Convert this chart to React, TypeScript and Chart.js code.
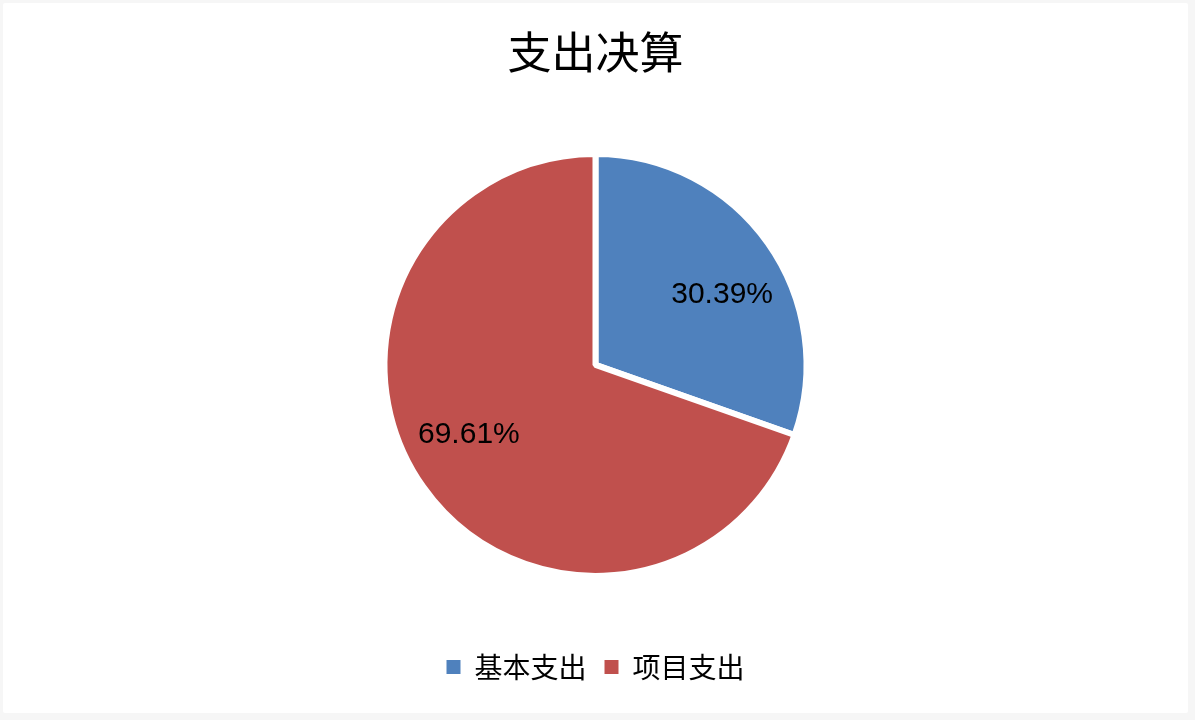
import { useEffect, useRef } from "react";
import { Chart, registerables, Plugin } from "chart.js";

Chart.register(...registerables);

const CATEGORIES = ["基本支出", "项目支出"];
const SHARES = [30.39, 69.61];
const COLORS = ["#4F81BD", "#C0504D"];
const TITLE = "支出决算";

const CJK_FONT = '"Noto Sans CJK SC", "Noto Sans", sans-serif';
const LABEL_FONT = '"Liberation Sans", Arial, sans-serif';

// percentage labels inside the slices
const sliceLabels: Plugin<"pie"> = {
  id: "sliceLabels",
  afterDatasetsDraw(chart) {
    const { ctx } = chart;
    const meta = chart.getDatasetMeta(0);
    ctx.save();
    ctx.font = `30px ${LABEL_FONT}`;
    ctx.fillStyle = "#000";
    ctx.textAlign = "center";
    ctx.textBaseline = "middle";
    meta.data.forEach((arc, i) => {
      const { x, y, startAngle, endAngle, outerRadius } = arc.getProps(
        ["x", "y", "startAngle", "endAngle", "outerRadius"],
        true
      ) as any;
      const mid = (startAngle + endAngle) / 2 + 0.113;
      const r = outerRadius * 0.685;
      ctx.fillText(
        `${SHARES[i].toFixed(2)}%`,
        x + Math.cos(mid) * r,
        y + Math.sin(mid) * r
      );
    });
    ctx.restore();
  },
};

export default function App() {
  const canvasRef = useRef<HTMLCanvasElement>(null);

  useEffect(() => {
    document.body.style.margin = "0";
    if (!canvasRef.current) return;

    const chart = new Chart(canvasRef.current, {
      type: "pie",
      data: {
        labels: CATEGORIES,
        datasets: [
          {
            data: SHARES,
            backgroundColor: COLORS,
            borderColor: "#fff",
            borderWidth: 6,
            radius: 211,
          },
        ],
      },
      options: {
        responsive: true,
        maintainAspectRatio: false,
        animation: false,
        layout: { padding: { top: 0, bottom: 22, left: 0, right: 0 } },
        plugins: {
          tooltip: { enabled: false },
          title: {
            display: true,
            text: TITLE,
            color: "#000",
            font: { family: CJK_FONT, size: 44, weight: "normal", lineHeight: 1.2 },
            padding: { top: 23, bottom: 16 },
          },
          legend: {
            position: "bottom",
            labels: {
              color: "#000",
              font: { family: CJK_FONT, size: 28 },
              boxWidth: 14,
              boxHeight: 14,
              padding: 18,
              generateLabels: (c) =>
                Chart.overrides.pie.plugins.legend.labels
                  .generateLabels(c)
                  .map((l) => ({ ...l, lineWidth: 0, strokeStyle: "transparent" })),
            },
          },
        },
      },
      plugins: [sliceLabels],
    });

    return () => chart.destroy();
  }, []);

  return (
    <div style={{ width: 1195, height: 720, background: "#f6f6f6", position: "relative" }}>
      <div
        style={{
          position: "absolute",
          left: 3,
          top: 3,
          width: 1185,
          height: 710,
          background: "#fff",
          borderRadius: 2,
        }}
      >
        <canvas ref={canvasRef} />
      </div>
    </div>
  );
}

****************

◆ Work instructions: Transcribe all the lines above exactly, apart from the pictures.

◆ Task result:
Convert this chart to React, TypeScript and Chart.js code.
import { useEffect, useRef } from "react";
import { Chart, registerables, Plugin } from "chart.js";

Chart.register(...registerables);

const CATEGORIES = ["基本支出", "项目支出"];
const SHARES = [30.39, 69.61];
const COLORS = ["#4F81BD", "#C0504D"];
const TITLE = "支出决算";

const CJK_FONT = '"Noto Sans CJK SC", "Noto Sans", sans-serif';
const LABEL_FONT = '"Liberation Sans", Arial, sans-serif';

// percentage labels inside the slices
const sliceLabels: Plugin<"pie"> = {
  id: "sliceLabels",
  afterDatasetsDraw(chart) {
    const { ctx } = chart;
    const meta = chart.getDatasetMeta(0);
    ctx.save();
    ctx.font = `30px ${LABEL_FONT}`;
    ctx.fillStyle = "#000";
    ctx.textAlign = "center";
    ctx.textBaseline = "middle";
    meta.data.forEach((arc, i) => {
      const { x, y, startAngle, endAngle, outerRadius } = arc.getProps(
        ["x", "y", "startAngle", "endAngle", "outerRadius"],
        true
      ) as any;
      const mid = (startAngle + endAngle) / 2 + 0.113;
      const r = outerRadius * 0.685;
      ctx.fillText(
        `${SHARES[i].toFixed(2)}%`,
        x + Math.cos(mid) * r,
        y + Math.sin(mid) * r
      );
    });
    ctx.restore();
  },
};

export default function App() {
  const canvasRef = useRef<HTMLCanvasElement>(null);

  useEffect(() => {
    document.body.style.margin = "0";
    if (!canvasRef.current) return;

    const chart = new Chart(canvasRef.current, {
      type: "pie",
      data: {
        labels: CATEGORIES,
        datasets: [
          {
            data: SHARES,
            backgroundColor: COLORS,
            borderColor: "#fff",
            borderWidth: 6,
            radius: 211,
          },
        ],
      },
      options: {
        responsive: true,
        maintainAspectRatio: false,
        animation: false,
        layout: { padding: { top: 0, bottom: 22, left: 0, right: 0 } },
        plugins: {
          tooltip: { enabled: false },
          title: {
            display: true,
            text: TITLE,
            color: "#000",
            font: { family: CJK_FONT, size: 44, weight: "normal", lineHeight: 1.2 },
            padding: { top: 23, bottom: 16 },
          },
          legend: {
            position: "bottom",
            labels: {
              color: "#000",
              font: { family: CJK_FONT, size: 28 },
              boxWidth: 14,
              boxHeight: 14,
              padding: 18,
              generateLabels: (c) =>
                Chart.overrides.pie.plugins.legend.labels
                  .generateLabels(c)
                  .map((l) => ({ ...l, lineWidth: 0, strokeStyle: "transparent" })),
            },
          },
        },
      },
      plugins: [sliceLabels],
    });

    return () => chart.destroy();
  }, []);

  return (
    <div style={{ width: 1195, height: 720, background: "#f6f6f6", position: "relative" }}>
      <div
        style={{
          position: "absolute",
          left: 3,
          top: 3,
          width: 1185,
          height: 710,
          background: "#fff",
          borderRadius: 2,
        }}
      >
        <canvas ref={canvasRef} />
      </div>
    </div>
  );
}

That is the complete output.